My philosophy tends to be that if it’s meaningful for someone in my life it’s meaningful for me. I baptized both of my kids and did all of my son’s ordinations. I also got permission to have my kids’ baptisms away from home while visiting grandparents, and am glad to have done so. Neither of my kids has yet gone on a mission or through a temple endowment, but I’m still a recommend holder, so I’ll be there for any of them should they happen in the future. Even though I can attend temple weddings, I have a lot of things to critique about holding them in the temple. Should the situation arise with my kids, I’ll encourage them to have separate wedding and sealing events, for a variety of reasons that should probably be another post for another day.
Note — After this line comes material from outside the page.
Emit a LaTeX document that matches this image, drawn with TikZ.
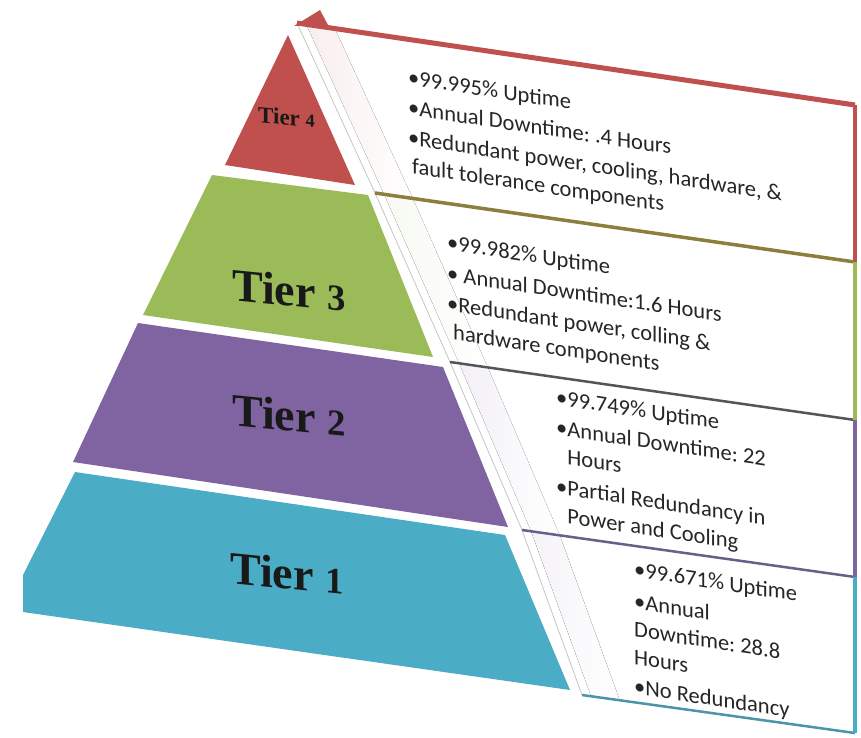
\documentclass[tikz,border=0pt]{standalone}
\usepackage{fontspec}
\usepackage{graphicx}
\setmainfont{Liberation Serif}
\newfontfamily\calibri{Carlito}
\usetikzlibrary{calc}

\definecolor{tred}{HTML}{C0504D}
\definecolor{tgreen}{HTML}{9BBB59}
\definecolor{tpurple}{HTML}{8064A2}
\definecolor{tteal}{HTML}{4BACC6}
\definecolor{olivebord}{HTML}{8C7F3C}
\definecolor{grisbord}{HTML}{55545A}
\definecolor{violbord}{HTML}{6A5F8A}
\definecolor{tealbord}{HTML}{4A95AA}

\newcommand{\chiffre}[2][0pt]{\raisebox{#1}{\scalebox{0.8}{#2}}}

\tikzset{
  palier/.style={font=\bfseries\fontsize{#1}{#1}\selectfont, anchor=base west,
    inner sep=0pt, yslant=-0.1, text=black!90},
  infos/.style={font=\calibri\fontsize{22.5}{28}\selectfont\frenchspacing, align=left,
    anchor=north west, inner sep=0pt, yslant=-0.15, text=black!85},
  bande/.style={left color=#1, right color=white, draw=none},
}

\begin{document}
\begin{tikzpicture}[x=1pt, y=-1pt]

  \useasboundingbox (0,0) rectangle (861,737);
  \fill[white] (0,0) rectangle (861,737);

  % Paliers
  \fill[tred] (288,35) -- (355,185) -- (225,165) -- cycle;
  \fill[tgreen] (212,175) -- (368,195) -- (433,357) -- (143,315) -- cycle;
  \fill[tpurple] (138,323) -- (443,367) -- (508,527) -- (73,462) -- cycle;
  \fill[tteal] (75,472) -- (505,535) -- (570,690) -- (23,612) -- (23,575) -- cycle;

  % Face de droite
  \coordinate (g0) at (297,23);
  \coordinate (g1) at (375,193);
  \coordinate (g2) at (450,362);
  \coordinate (g3) at (522,530);
  \coordinate (g4) at (582,695);
  \coordinate (d0) at (855,105);
  \coordinate (d1) at (855,262);
  \coordinate (d2) at (855,420);
  \coordinate (d3) at (855,577);
  \coordinate (d4) at (855,733);

  \foreach \i/\c in {0/tred!10, 1/tgreen!8, 2/tpurple!10, 3/tpurple!8} {
    \pgfmathtruncatemacro{\j}{\i+1}
    \fill[bande=\c] ($(g\i)+(9,1)$) -- ($(g\i)+(38,6)$) -- ($(g\j)+(38,6)$)
      -- ($(g\j)+(9,1)$) -- cycle;
  }
  \draw[gray!45, line width=0.8pt] (g0) -- (g1) -- (g2) -- (g3) -- (g4);

  % Bordures
  \draw[tred, line width=5pt] (g0) -- (d0);
  \fill[tred] (294,26) -- (320,10) -- (328,25) -- cycle;
  \draw[olivebord, line width=3.5pt] (g1) -- (d1);
  \draw[grisbord, line width=2.5pt] (g2) -- (d2);
  \draw[violbord, line width=2.5pt] (g3) -- (d3);
  \draw[tealbord, line width=2.5pt] (g4) -- (d4);

  \foreach \c [count=\i from 0] in {tred, tgreen, tpurple, tteal} {
    \pgfmathtruncatemacro{\j}{\i+1}
    \draw[\c, line width=4.5pt] (d\i) -- (d\j);
  }

  % Etiquettes
  \node[palier=23] (tier4) at (258,122) {Tier \chiffre{4}};
  \node[palier=46] (tier3) at (232,300) {Tier \chiffre{3}};
  \node[palier=46] (tier2) at (232,425) {Tier \chiffre{2}};
  \node[palier=46] (tier1) at (230,583) {Tier \chiffre{1}};

  % Textes
  \node[infos] (info4) at (408,65) {\strut•99.995\% Uptime\\[2pt]
    •Annual Downtime: .4 Hours\\[2pt]
    •Redundant power, cooling, hardware, \&\\
    \hspace*{4pt}fault tolerance components};
  \node[infos] (info3) at (447,230) {\strut•99.982\% Uptime\\[3pt]
    • Annual Downtime:1.6 Hours\\[2pt]
    •Redundant power, colling \&\\
    \hspace*{6pt}hardware components};
  \node[infos] (info2) at (556,385) {\strut•99.749\% Uptime\\[2pt]
    •Annual Downtime: 22\\
    \hphantom{•}Hours\\[3pt]
    •Partial Redundancy in\\
    \hphantom{•}Power and Cooling};
  \node[infos] (info1) at (634,557) {\strut•99.671\% Uptime\\[4pt]
    •Annual\\
    Downtime: 28.8\\
    Hours\\[1pt]
    •No Redundancy};

\end{tikzpicture}
\end{document}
Given that the OP mentions mission homecomings, I thought I’d comment on those briefly. When I was coming of age, they had become quite an event. The church felt it was becoming a distraction and took steps in the last couple of decades to scale them back quite a bit. I think that was probably needed, but sometimes I wonder if the pendulum hasn’t gone too far the other way. The mission homecomings have got to the point of being easy to miss if you weren’t listening closely to the person conducting the meeting. I’m not entirely sure what I’d do differently; I just think they might deserve to be treated as a bit more of an occasion than they currently seem to be.
Funny(not) how men love these rituals that are only for men and boys! Women, not so much! My three boys were blessed, baptized, and ordained by my husband. It didn’t take somehow! Girls and women don’t need priesthood, but then neither do boys or men!